Max grew up with a mother who graduated from Stanford yet favored life with mobsters in Vegas. He is vibrant and full of life, always wanting to be on the go. Renny is moodier, yet more contemplative about life, often absorbed in poetry and thought-provoking books. The young men explore love, friendships with other young people from around the world, and life. Which one of these men deals with unrequited love in a heartbreaking way, making the title come to life? And which experiences luxury in unexpected ways? Watch how their experiences contrast each other’s in somewhat surprising ways.

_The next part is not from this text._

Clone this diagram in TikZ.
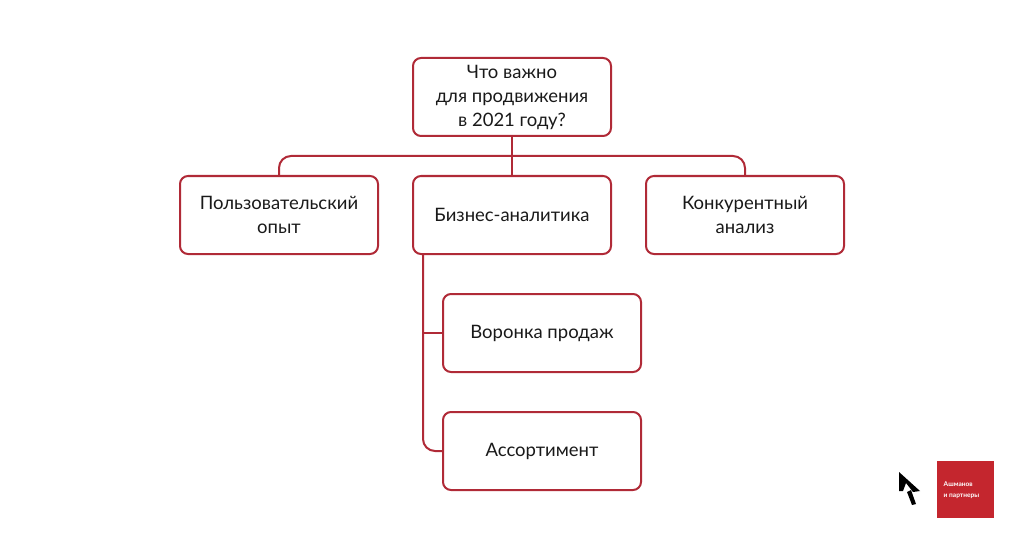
\documentclass[tikz,border=0pt]{standalone}
\usepackage{fontspec}
\setmainfont{Lato}
\definecolor{boxred}{HTML}{B02A37}
\definecolor{logored}{HTML}{C4262E}
\tikzset{
  every picture/.style={x=1pt,y=-1pt},
  card/.style={draw=boxred,line width=2pt,rounded corners=8pt,minimum width=198pt,minimum height=78pt,inner sep=0pt,align=center,font=\fontsize{18.5}{24}\selectfont,text=black!90},
  link/.style={draw=boxred,line width=2pt},
}
\begin{document}
\begin{tikzpicture}
\useasboundingbox (0,0) rectangle (1024,548);
\node[card] (root) at (512,97) {Что важно\\для продвижения\\в 2021 году?};
\node[card] (ux) at (279,215) {Пользовательский\\опыт};
\node[card] (bi) at (512,215) {Бизнес-аналитика};
\node[card] (comp) at (745,215) {Конкурентный\\анализ};
\node[card] (funnel) at (542,333) {Воронка продаж};
\node[card] (range) at (542,451) {Ассортимент};
\draw[link] (root.south) -- (bi.north);
\draw[link,rounded corners=12pt] (ux.north) -- (279,156) -- (745,156) -- (comp.north);
\coordinate (trunk) at (423,254);
\draw[link,rounded corners=12pt] (trunk) -- (423,451) -- (range.west);
\draw[link] (423,333) -- (funnel.west);
\fill[black] (899,472) -- (920,491) -- (913,492) -- (906,483) -- (903,491) -- (899,491) -- cycle;
\fill[black] (907,492) -- (911,490) -- (916,504) -- (912,505) -- cycle;
\node[fill=logored,minimum size=57pt,inner sep=0pt] (logo) at (965.5,489.5) {};
\node[anchor=west,text=white,align=left,inner sep=0pt,font=\bfseries\fontsize{6.6}{11}\selectfont] (logotext) at (943.5,490) {Ашманов\\и партнеры};
\end{tikzpicture}
\end{document}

Free’s incredible imagery is prominent throughout the novel. One can vividly “see” what is happening as if they were there. For example, he describes a ride in Renny’s car as, “It was a warm, spring afternoon and the balmy air flowed over the windshield and down on their heads in soft caresses. Renny’s Edgar Allen Poe hairdo waved wildly as the breeze passed through his long curls.” One can also often feel the emotions of the characters.
The character development of the main characters and many of the side characters is outstanding. Renny’s dependency on others is often demonstrated in the story. Early on, he is unsure of himself when Max is off experiencing the local culture or with Fiona. Later, his dependency changes, and he does more on his own but is often unsure of his decisions. He is often melancholy, which makes him uninterested in life at times. Many supporting characters are given unexpected depth. Rolfe is a good friend to Renny, often giving him a hand in matters of the heart. He makes him join the living. He is someone that we all want as a “best friend,” especially since he pays for the wine.

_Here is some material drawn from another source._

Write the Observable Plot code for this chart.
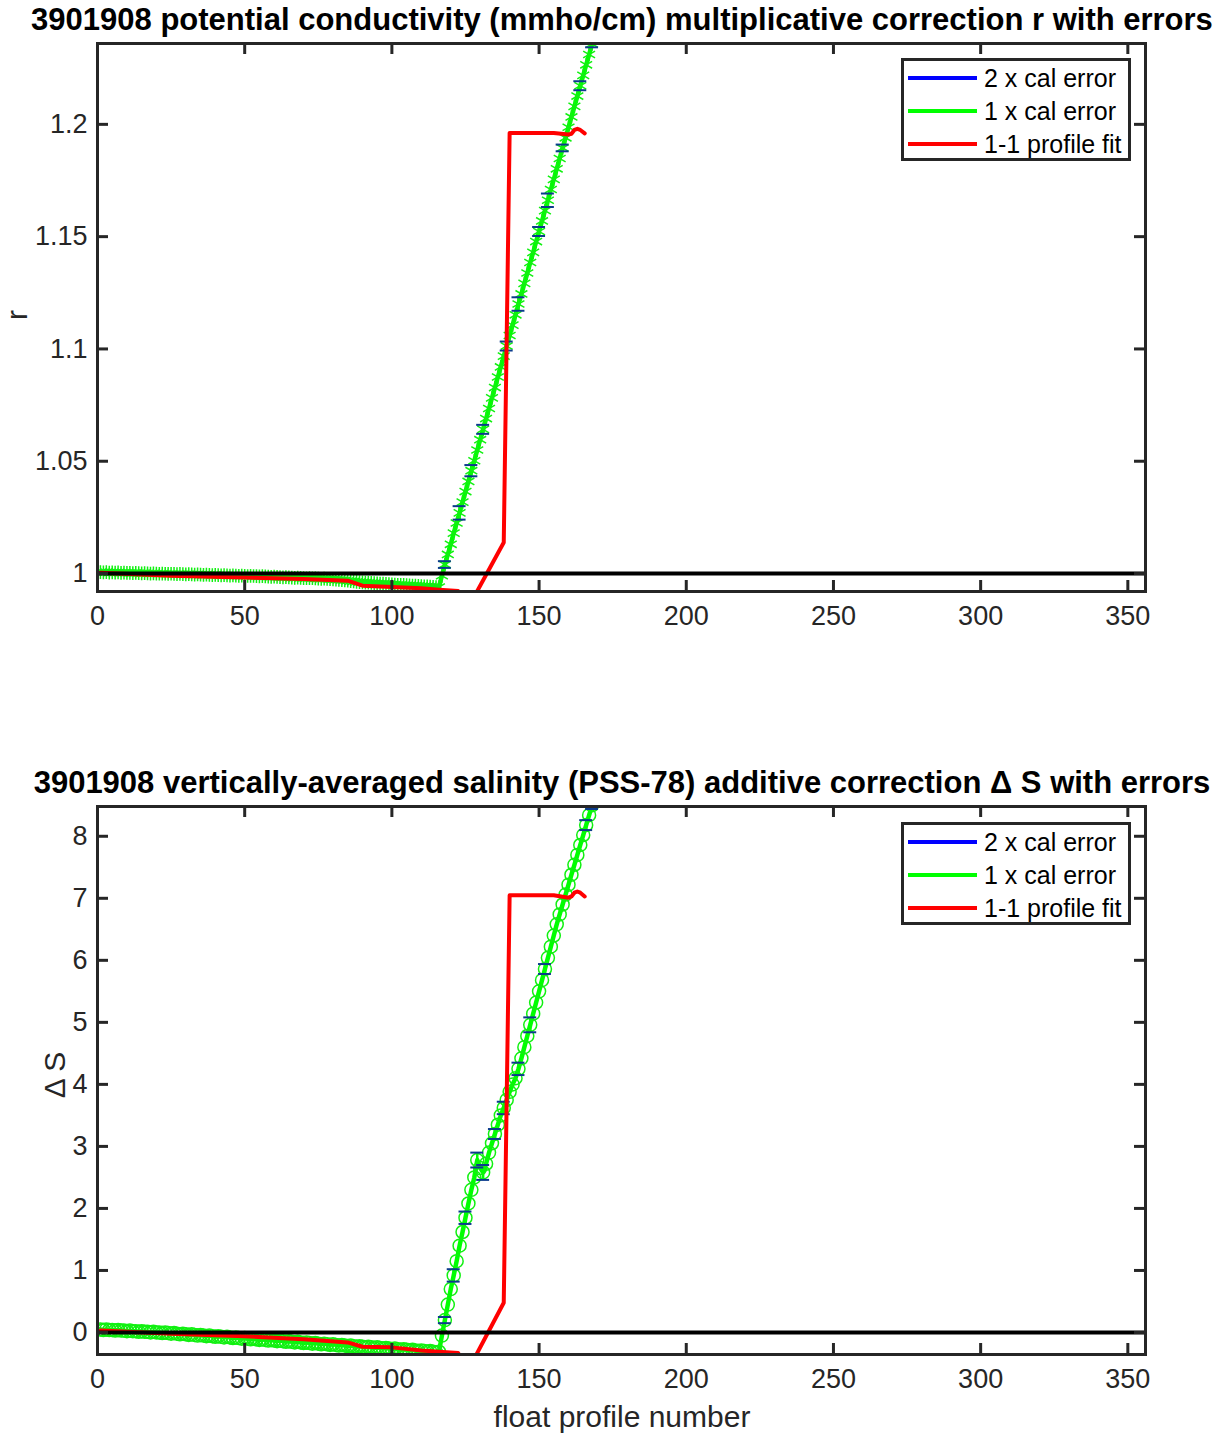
<!DOCTYPE html>
<html><head><meta charset="utf-8">
<script src="https://cdn.jsdelivr.net/npm/d3@7"></script>
<script src="https://cdn.jsdelivr.net/npm/@observablehq/plot@0.6"></script>
<style>
body{margin:0;background:#fff;font-family:"Liberation Sans",Arial,sans-serif;}
#fig{position:relative;width:1222px;height:1433px;overflow:hidden;background:#fff;}
.title{position:absolute;left:0;width:1244px;text-align:center;font-weight:bold;font-size:31px;line-height:34px;color:#000;white-space:nowrap;}
.panel{position:absolute;left:0;}
.ylab{position:absolute;font-size:30px;color:#262626;white-space:nowrap;transform:translate(-50%,-50%) rotate(-90deg);}
.xlab{position:absolute;left:0;width:1244px;text-align:center;font-size:30px;color:#262626;}
.legend{position:absolute;left:901px;width:224px;height:97px;border:3px solid #262626;background:#fff;}
.leg-line{position:absolute;left:4px;width:69px;height:4px;}
.leg-text{position:absolute;left:80px;font-size:25px;line-height:30px;color:#000;white-space:nowrap;}
</style></head><body><div id="fig"></div>
<script>
// ---------------- data ----------------
const xTicks = [0, 50, 100, 150, 200, 250, 300, 350];
const rTicks = [1, 1.05, 1.1, 1.15, 1.2];
const dsTicks = [0, 1, 2, 3, 4, 5, 6, 7, 8];
const legendLabels = ["2 x cal error", "1 x cal error", "1-1 profile fit"];
const legendColors = ["#0000ff", "#00ff00", "#ff0000"];

// float profile numbers 1..168
const profiles = d3.range(1, 169);

// potential conductivity multiplicative correction r (1 x cal error curve), profiles 1..168
const rValues = [
  1.0006, 1.0005, 1.0006, 1.0004, 1.0005, 1.0004, 1.0005, 1.0003, 1.0004, 1.0003,
  1.0003, 1.0002, 1.0003, 1.0002, 1.0001, 1.0002, 1.0001, 1.0000, 1.0001, 1.0000,
  0.9999, 1.0000, 0.9999, 0.9998, 0.9999, 0.9998, 0.9997, 0.9998, 0.9997, 0.9996,
  0.9997, 0.9996, 0.9995, 0.9996, 0.9995, 0.9994, 0.9995, 0.9994, 0.9993, 0.9994,
  0.9993, 0.9992, 0.9993, 0.9992, 0.9991, 0.9992, 0.9991, 0.9990, 0.9991, 0.9990,
  0.9989, 0.9990, 0.9989, 0.9988, 0.9987, 0.9988, 0.9987, 0.9986, 0.9985, 0.9986,
  0.9985, 0.9984, 0.9983, 0.9984, 0.9983, 0.9982, 0.9981, 0.9982, 0.9981, 0.9980,
  0.9979, 0.9980, 0.9979, 0.9978, 0.9977, 0.9976, 0.9977, 0.9976, 0.9975, 0.9974,
  0.9973, 0.9972, 0.9971, 0.9970, 0.9968, 0.9966, 0.9965, 0.9963, 0.9962, 0.9961,
  0.9960, 0.9959, 0.9958, 0.9957, 0.9956, 0.9955, 0.9955, 0.9954, 0.9953, 0.9952,
  0.9951, 0.9950, 0.9950, 0.9949, 0.9948, 0.9947, 0.9946, 0.9946, 0.9945, 0.9944,
  0.9943, 0.9943, 0.9942, 0.9941, 0.9940, 0.9940,
  0.9990, 1.0040, 1.0085, 1.0130, 1.0180, 1.0225, 1.0270, 1.0318, 1.0365, 1.0410,
  1.0458, 1.0502, 1.0550, 1.0596, 1.0642, 1.0690, 1.0735, 1.0782, 1.0828, 1.0875,
  1.0920, 1.0968, 1.1013, 1.1060, 1.1106, 1.1152, 1.1200, 1.1245, 1.1292, 1.1338,
  1.1385, 1.1430, 1.1478, 1.1523, 1.1570, 1.1616, 1.1662, 1.1710, 1.1755, 1.1802,
  1.1848, 1.1895, 1.1940, 1.1987, 1.2033, 1.2080, 1.2126, 1.2172, 1.2218, 1.2265,
  1.2311, 1.2358
];

// vertically-averaged salinity additive correction ΔS, profiles 1..168
const dsValues = [
  0.05, 0.04, 0.05, 0.04, 0.04, 0.03, 0.04, 0.03, 0.03, 0.02,
  0.03, 0.02, 0.02, 0.01, 0.02, 0.01, 0.01, 0.00, 0.01, 0.00,
  0.00, -0.01, 0.00, -0.01, -0.02, -0.01, -0.02, -0.03, -0.02, -0.03,
  -0.04, -0.03, -0.04, -0.05, -0.04, -0.05, -0.06, -0.05, -0.06, -0.07,
  -0.06, -0.07, -0.08, -0.07, -0.08, -0.09, -0.08, -0.09, -0.10, -0.09,
  -0.10, -0.11, -0.10, -0.11, -0.12, -0.11, -0.12, -0.13, -0.12, -0.13,
  -0.14, -0.13, -0.14, -0.15, -0.14, -0.15, -0.16, -0.15, -0.16, -0.17,
  -0.16, -0.17, -0.18, -0.17, -0.18, -0.19, -0.18, -0.19, -0.20, -0.19,
  -0.20, -0.21, -0.20, -0.21, -0.22, -0.21, -0.22, -0.23, -0.22, -0.23,
  -0.24, -0.23, -0.24, -0.25, -0.24, -0.25, -0.26, -0.25, -0.26, -0.27,
  -0.26, -0.27, -0.28, -0.27, -0.28, -0.29, -0.28, -0.29, -0.30, -0.29,
  -0.30, -0.31, -0.30, -0.31, -0.32, -0.31,
  -0.05, 0.20, 0.45, 0.70, 0.92, 1.15, 1.40, 1.62, 1.85, 2.08,
  2.30, 2.50, 2.78, 2.65, 2.58, 2.72, 2.90, 3.05, 3.20, 3.35,
  3.50, 3.62, 3.75, 3.88, 4.00, 4.10, 4.25, 4.42, 4.60, 4.78,
  4.96, 5.14, 5.32, 5.50, 5.68, 5.86, 6.04, 6.22, 6.40, 6.58,
  6.74, 6.90, 7.06, 7.22, 7.38, 7.54, 7.70, 7.86, 8.02, 8.18,
  8.34, 8.50
];

// 1-1 profile fit (red)
const fitProfiles = [1, 25, 50, 70, 85, 90, 100, 110, 116, 122.5, 126, 138, 140, 155, 160, 161, 162, 163, 164, 165.5];
const fitR  = [1.0003, 0.9990, 0.9982, 0.9976, 0.9968, 0.9946, 0.9940, 0.9934, 0.9928, 0.9922, 0.9850, 1.0138, 1.1962, 1.1962, 1.1955, 1.1958, 1.1975, 1.1980, 1.1975, 1.1960];
const fitDS = [0.03, -0.02, -0.06, -0.11, -0.16, -0.23, -0.24, -0.29, -0.31, -0.33, -0.60, 0.48, 7.05, 7.05, 7.01, 7.03, 7.09, 7.11, 7.09, 7.03];

// 2 x cal error (blue error bars), only where they show
const errRProfiles = [118, 123, 127, 131, 139, 143, 150, 153, 158, 164, 168];
const errR2 = [0.0015, 0.003, 0.0025, 0.002, 0.002, 0.003, 0.002, 0.003, 0.0015, 0.002, 0.0015];
const errDSProfiles = [118, 121, 125, 129, 131, 135, 138, 143, 147, 152, 166, 168];
const errDS2 = [0.05, 0.10, 0.10, 0.12, 0.12, 0.08, 0.10, 0.10, 0.12, 0.08, 0.08, 0.06];

// ---------------- drawing ----------------
const fig = document.getElementById("fig");
const FONT = '"Liberation Sans", Arial, sans-serif';
const AX = "#262626";

function panel({values, yDomain, yTicks, symbol, r, fitV, errP, errV, base, height, marginBottom}) {
  const pts = profiles.map((p, i) => ({x: p, y: values[i]}));
  const fit = fitProfiles.map((p, i) => ({x: p, y: fitV[i]}));
  const err = errP.map((p, i) => ({x: p, y: values[profiles.indexOf(p)], e: errV[i]}));
  const caps = err.flatMap(d => [{x: d.x, y: d.y + d.e}, {x: d.x, y: d.y - d.e}]);
  const plotH = height - 43 - marginBottom;
  const plotW = 1222 - 97 - 77;
  return Plot.plot({
    width: 1222, height,
    marginTop: 43, marginLeft: 97, marginRight: 77, marginBottom,
    x: {domain: [0, 356]},
    y: {domain: yDomain},
    style: {fontFamily: FONT, fontSize: "27px", color: AX, background: "transparent", overflow: "visible"},
    marks: [
      Plot.ruleX(err, {x: "x", y1: d => d.y - d.e, y2: d => d.y + d.e, stroke: "#00ff00", strokeWidth: 2.5, clip: true}),
      Plot.line(pts, {x: "x", y: "y", stroke: "#00ff00", strokeWidth: 4.5, clip: true}),
      Plot.dot(pts, {x: "x", y: "y", symbol, r, stroke: "#11f011", strokeWidth: 1.5, fill: "none", clip: true}),
      Plot.ruleY(caps, {y: "y", x1: d => d.x - 2.2, x2: d => d.x + 2.2, stroke: "#0b3b8c", strokeWidth: 2, clip: true}),
      Plot.line(fit, {x: "x", y: "y", stroke: "#ff0000", strokeWidth: 4, clip: true}),
      Plot.ruleY([base], {stroke: "#000", strokeWidth: 4}),
      Plot.ruleX(xTicks, {stroke: AX, strokeWidth: 3, insetTop: plotH - 11}),
      Plot.ruleX(xTicks, {stroke: AX, strokeWidth: 3, insetBottom: plotH - 11}),
      Plot.ruleY(yTicks, {stroke: AX, strokeWidth: 3, insetRight: plotW - 11}),
      Plot.ruleY(yTicks, {stroke: AX, strokeWidth: 3, insetLeft: plotW - 11}),
      Plot.frame({stroke: AX, strokeWidth: 3}),
      Plot.axisX({ticks: xTicks, tickSize: 0, tickPadding: 14, tickFormat: d => String(d), label: null, fontSize: 27, fill: AX}),
      Plot.axisY({ticks: yTicks, tickSize: 0, tickPadding: 10, tickFormat: d => String(d), label: null, fontSize: 27, fill: AX})
    ]
  });
}

function addDiv(cls, html, style) {
  const d = document.createElement("div");
  d.className = cls; d.innerHTML = html;
  Object.assign(d.style, style);
  fig.appendChild(d);
  return d;
}

function legend(top) {
  const box = addDiv("legend", "", {top: top + "px"});
  legendLabels.forEach((lab, i) => {
    const cy = 17 + i * 33;
    const ln = document.createElement("div");
    ln.className = "leg-line";
    ln.style.top = (cy - 2) + "px";
    ln.style.background = legendColors[i];
    box.appendChild(ln);
    const tx = document.createElement("div");
    tx.className = "leg-text";
    tx.style.top = (cy - 15) + "px";
    tx.textContent = lab;
    box.appendChild(tx);
  });
}

// top panel
addDiv("title", "3901908 potential conductivity (mmho/cm) multiplicative correction r with errors", {top: "3px"});
const p1 = panel({values: rValues, yDomain: [0.992, 1.236], yTicks: rTicks, symbol: "asterisk", r: 6.5,
  fitV: fitR, errP: errRProfiles, errV: errR2, base: 1, height: 660, marginBottom: 69});
const w1 = document.createElement("div"); w1.className = "panel"; w1.style.top = "0px"; w1.appendChild(p1); fig.appendChild(w1);
addDiv("ylab", "r", {left: "17px", top: "315px"});
legend(58);

// bottom panel
addDiv("title", "3901908 vertically-averaged salinity (PSS-78) additive correction &Delta; S with errors", {top: "766px"});
const p2 = panel({values: dsValues, yDomain: [-0.355, 8.48], yTicks: dsTicks, symbol: "circle", r: 6.5,
  fitV: fitDS, errP: errDSProfiles, errV: errDS2, base: 0, height: 670, marginBottom: 79});
const w2 = document.createElement("div"); w2.className = "panel"; w2.style.top = "763px"; w2.appendChild(p2); fig.appendChild(w2);
addDiv("ylab", "&Delta; S", {left: "55px", top: "1075px"});
legend(822);
addDiv("xlab", "float profile number", {top: "1400px"});
</script></body></html>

Politics is a significant background theme as the story unfolds. It is often talked about among the group but primarily as it relates to them from a distance. With the increasing conflicts between France and Algeria, it is engaging to see how the author intertwines the riots in Paris with the characters’ ongoing storylines.
The story is written in the third person, going back and forth between different sub-stories. The story starts in the San Francisco area but takes place primarily in Dijon and Paris, where the author spent time when he was younger. French life is enhanced by the author’s own experiences. One of my favorite parts, although not significant to the story, is when Max tries snails for the first time. I could just imagine the taste in my mouth.
I rate Bittersweet 4 out of 4 stars. It is professionally edited, thought-provoking, and was impossible to put down. The only thing to dislike at times was some of the explicit sex, but it did not detract from the story to make it worthy of less than four stars. There is also some moderate profanity. Readers who love historical fiction, especially from the mid-20th century, as well as those who enjoy coming-of-age stories, will find this novel fascinating.